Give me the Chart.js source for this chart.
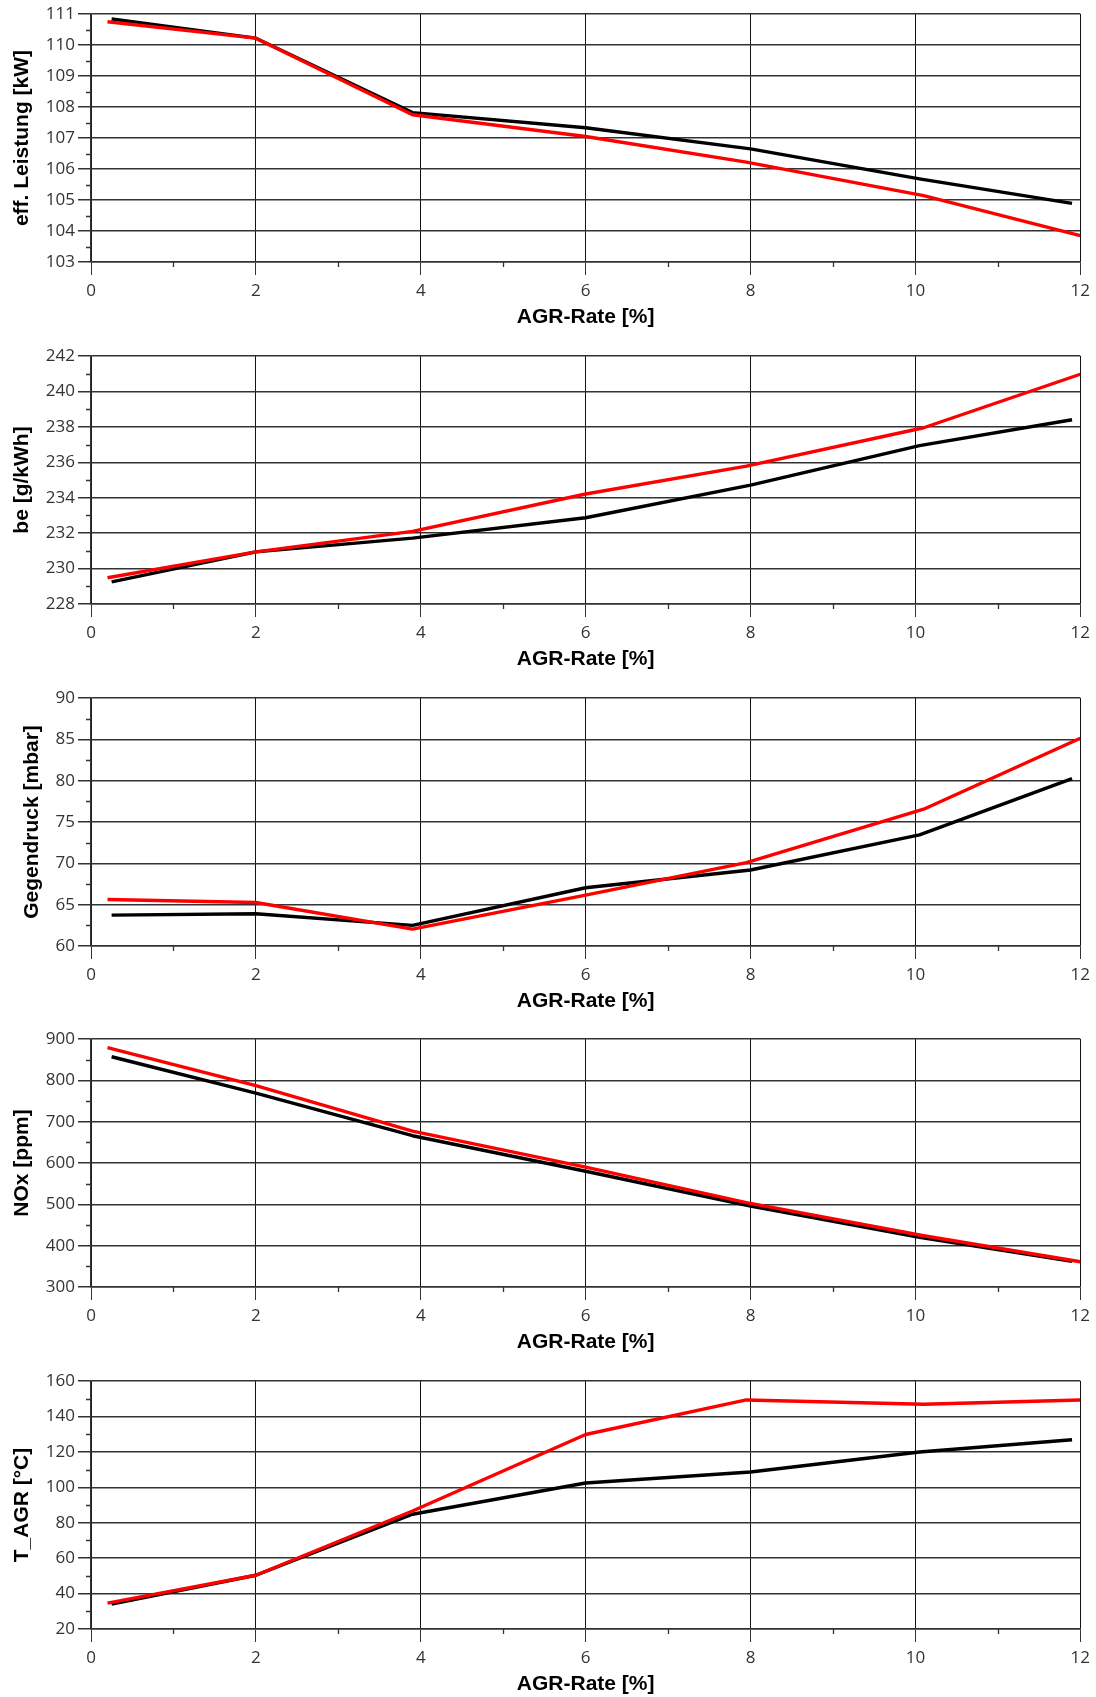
<!DOCTYPE html>
<html>
<head>
<meta charset="utf-8">
<script src="https://cdn.jsdelivr.net/npm/chart.js@4"></script>
<style>
  body { margin:0; background:#fff; width:1096px; height:1697px; overflow:hidden; position:relative; }
  .panel { position:absolute; left:0; width:1096px; height:330px; }
</style>
</head>
<body>
<div class="panel" style="top:0"><canvas id="c-leistung" width="1096" height="330"></canvas></div>
<div class="panel" style="top:342px"><canvas id="c-be" width="1096" height="330"></canvas></div>
<div class="panel" style="top:684px"><canvas id="c-gegendruck" width="1096" height="330"></canvas></div>
<div class="panel" style="top:1025px"><canvas id="c-nox" width="1096" height="330"></canvas></div>
<div class="panel" style="top:1367px"><canvas id="c-tagr" width="1096" height="330"></canvas></div>
<script>
// AGR-Rate [%] of the measured points (black / red run)
const agrBlack = [0.25, 2, 3.9, 6, 8, 10.05, 11.9];
const agrRed   = [0.2, 2, 3.9, 6, 7.95, 10.1, 12];

const leistungBlack = [110.84, 110.22, 107.82, 107.33, 106.65, 105.68, 104.89];
const leistungRed   = [110.75, 110.22, 107.75, 107.05, 106.22, 105.14, 103.85];

const beBlack = [229.25, 230.94, 231.72, 232.87, 234.71, 236.94, 238.4];
const beRed   = [229.48, 230.94, 232.1, 234.21, 235.78, 237.95, 240.97];

const gegendruckBlack = [63.73, 63.9, 62.5, 67.05, 69.19, 73.45, 80.24];
const gegendruckRed   = [65.63, 65.26, 62.05, 66.15, 70.08, 76.55, 85.14];

const noxBlack = [857, 769, 666, 580, 496, 420, 362];
const noxRed   = [879, 787, 677, 590, 504, 424, 361];

const tagrBlack = [34.05, 50.35, 84.8, 102.4, 108.6, 119.9, 126.8];
const tagrRed   = [34.6, 50.35, 86.6, 129.8, 149.3, 146.9, 149.3];

const TICK_FONT  = { family: "'Open Sans', sans-serif", size: 17 };
const TITLE_FONT = { family: "'Liberation Sans', Arial, sans-serif", size: 21, weight: 'bold' };

// short ticks between the labelled ones
const minorTicks = {
  id: 'minorTicks',
  afterDraw(chart) {
    const { ctx, chartArea: a, scales: { x, y } } = chart;
    ctx.save();
    ctx.strokeStyle = '#333';
    ctx.lineWidth = 1.3;
    ctx.beginPath();
    for (let v = 1; v < 12; v += 2) {
      const px = Math.round(x.getPixelForValue(v)) + 0.5;
      ctx.moveTo(px, a.bottom);
      ctx.lineTo(px, a.bottom + 5);
    }
    const step = y.options.ticks.stepSize;
    for (let v = y.min + step / 2; v < y.max; v += step) {
      const py = Math.round(y.getPixelForValue(v)) + 0.5;
      ctx.moveTo(a.left - 5, py);
      ctx.lineTo(a.left, py);
    }
    ctx.stroke();
    ctx.restore();
  }
};

const pts = (xs, ys) => ys.map((y, i) => ({ x: xs[i], y }));

function makePanel(id, label, yMin, yMax, yStep, black, red, titlePad) {
  new Chart(document.getElementById(id), {
    type: 'line',
    data: {
      datasets: [
        { data: pts(agrRed, red),     borderColor: '#ff0000', borderWidth: 3.4, pointRadius: 0, borderJoinStyle: 'round' },
        { data: pts(agrBlack, black), borderColor: '#000000', borderWidth: 3.4, pointRadius: 0, borderJoinStyle: 'round' }
      ]
    },
    options: {
      responsive: false,
      animation: false,
      layout: { padding: { top: 14, right: 12, left: 0, bottom: 0 } },
      plugins: { legend: { display: false }, tooltip: { enabled: false } },
      scales: {
        x: {
          type: 'linear', min: 0, max: 12,
          ticks: { stepSize: 2, color: '#333', font: TICK_FONT, padding: 6, maxRotation: 0 },
          grid: { color: '#111', lineWidth: 1, tickLength: 13, tickColor: '#333' },
          border: { color: '#333', width: 1.5 },
          title: { display: true, text: 'AGR-Rate [%]', color: '#000', font: TITLE_FONT, padding: { top: 0, bottom: 0 } },
          afterFit: s => { s.height = 68; }
        },
        y: {
          min: yMin, max: yMax,
          ticks: { stepSize: yStep, color: '#333', font: TICK_FONT, padding: 3 },
          grid: { color: '#333', lineWidth: 1.5, tickLength: 13, tickColor: '#333' },
          border: { color: '#333', width: 1.5 },
          title: { display: true, text: label, color: '#000', font: TITLE_FONT, padding: { top: titlePad, bottom: 0 } },
          afterFit: s => { s.width = 91; }
        }
      }
    },
    plugins: [minorTicks]
  });
}

makePanel('c-leistung',   'eff. Leistung [kW]', 103, 111, 1,   leistungBlack,   leistungRed,   10);
makePanel('c-be',         'be [g/kWh]',         228, 242, 2,   beBlack,         beRed,         10);
makePanel('c-gegendruck', 'Gegendruck [mbar]',  60,  90,  5,   gegendruckBlack, gegendruckRed, 20);
makePanel('c-nox',        'NOx [ppm]',          300, 900, 100, noxBlack,        noxRed,        10);
makePanel('c-tagr',       'T_AGR [°C]',         20,  160, 20,  tagrBlack,       tagrRed,       10);
</script>
</body>
</html>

- WORK TO BE COMPLETED: Reproduce the whole listing above word for word, but not its pictures.

- COMPLETE ANSWER:
Give me the Chart.js source for this chart.
<!DOCTYPE html>
<html>
<head>
<meta charset="utf-8">
<script src="https://cdn.jsdelivr.net/npm/chart.js@4"></script>
<style>
  body { margin:0; background:#fff; width:1096px; height:1697px; overflow:hidden; position:relative; }
  .panel { position:absolute; left:0; width:1096px; height:330px; }
</style>
</head>
<body>
<div class="panel" style="top:0"><canvas id="c-leistung" width="1096" height="330"></canvas></div>
<div class="panel" style="top:342px"><canvas id="c-be" width="1096" height="330"></canvas></div>
<div class="panel" style="top:684px"><canvas id="c-gegendruck" width="1096" height="330"></canvas></div>
<div class="panel" style="top:1025px"><canvas id="c-nox" width="1096" height="330"></canvas></div>
<div class="panel" style="top:1367px"><canvas id="c-tagr" width="1096" height="330"></canvas></div>
<script>
// AGR-Rate [%] of the measured points (black / red run)
const agrBlack = [0.25, 2, 3.9, 6, 8, 10.05, 11.9];
const agrRed   = [0.2, 2, 3.9, 6, 7.95, 10.1, 12];

const leistungBlack = [110.84, 110.22, 107.82, 107.33, 106.65, 105.68, 104.89];
const leistungRed   = [110.75, 110.22, 107.75, 107.05, 106.22, 105.14, 103.85];

const beBlack = [229.25, 230.94, 231.72, 232.87, 234.71, 236.94, 238.4];
const beRed   = [229.48, 230.94, 232.1, 234.21, 235.78, 237.95, 240.97];

const gegendruckBlack = [63.73, 63.9, 62.5, 67.05, 69.19, 73.45, 80.24];
const gegendruckRed   = [65.63, 65.26, 62.05, 66.15, 70.08, 76.55, 85.14];

const noxBlack = [857, 769, 666, 580, 496, 420, 362];
const noxRed   = [879, 787, 677, 590, 504, 424, 361];

const tagrBlack = [34.05, 50.35, 84.8, 102.4, 108.6, 119.9, 126.8];
const tagrRed   = [34.6, 50.35, 86.6, 129.8, 149.3, 146.9, 149.3];

const TICK_FONT  = { family: "'Open Sans', sans-serif", size: 17 };
const TITLE_FONT = { family: "'Liberation Sans', Arial, sans-serif", size: 21, weight: 'bold' };

// short ticks between the labelled ones
const minorTicks = {
  id: 'minorTicks',
  afterDraw(chart) {
    const { ctx, chartArea: a, scales: { x, y } } = chart;
    ctx.save();
    ctx.strokeStyle = '#333';
    ctx.lineWidth = 1.3;
    ctx.beginPath();
    for (let v = 1; v < 12; v += 2) {
      const px = Math.round(x.getPixelForValue(v)) + 0.5;
      ctx.moveTo(px, a.bottom);
      ctx.lineTo(px, a.bottom + 5);
    }
    const step = y.options.ticks.stepSize;
    for (let v = y.min + step / 2; v < y.max; v += step) {
      const py = Math.round(y.getPixelForValue(v)) + 0.5;
      ctx.moveTo(a.left - 5, py);
      ctx.lineTo(a.left, py);
    }
    ctx.stroke();
    ctx.restore();
  }
};

const pts = (xs, ys) => ys.map((y, i) => ({ x: xs[i], y }));

function makePanel(id, label, yMin, yMax, yStep, black, red, titlePad) {
  new Chart(document.getElementById(id), {
    type: 'line',
    data: {
      datasets: [
        { data: pts(agrRed, red),     borderColor: '#ff0000', borderWidth: 3.4, pointRadius: 0, borderJoinStyle: 'round' },
        { data: pts(agrBlack, black), borderColor: '#000000', borderWidth: 3.4, pointRadius: 0, borderJoinStyle: 'round' }
      ]
    },
    options: {
      responsive: false,
      animation: false,
      layout: { padding: { top: 14, right: 12, left: 0, bottom: 0 } },
      plugins: { legend: { display: false }, tooltip: { enabled: false } },
      scales: {
        x: {
          type: 'linear', min: 0, max: 12,
          ticks: { stepSize: 2, color: '#333', font: TICK_FONT, padding: 6, maxRotation: 0 },
          grid: { color: '#111', lineWidth: 1, tickLength: 13, tickColor: '#333' },
          border: { color: '#333', width: 1.5 },
          title: { display: true, text: 'AGR-Rate [%]', color: '#000', font: TITLE_FONT, padding: { top: 0, bottom: 0 } },
          afterFit: s => { s.height = 68; }
        },
        y: {
          min: yMin, max: yMax,
          ticks: { stepSize: yStep, color: '#333', font: TICK_FONT, padding: 3 },
          grid: { color: '#333', lineWidth: 1.5, tickLength: 13, tickColor: '#333' },
          border: { color: '#333', width: 1.5 },
          title: { display: true, text: label, color: '#000', font: TITLE_FONT, padding: { top: titlePad, bottom: 0 } },
          afterFit: s => { s.width = 91; }
        }
      }
    },
    plugins: [minorTicks]
  });
}

makePanel('c-leistung',   'eff. Leistung [kW]', 103, 111, 1,   leistungBlack,   leistungRed,   10);
makePanel('c-be',         'be [g/kWh]',         228, 242, 2,   beBlack,         beRed,         10);
makePanel('c-gegendruck', 'Gegendruck [mbar]',  60,  90,  5,   gegendruckBlack, gegendruckRed, 20);
makePanel('c-nox',        'NOx [ppm]',          300, 900, 100, noxBlack,        noxRed,        10);
makePanel('c-tagr',       'T_AGR [°C]',         20,  160, 20,  tagrBlack,       tagrRed,       10);
</script>
</body>
</html>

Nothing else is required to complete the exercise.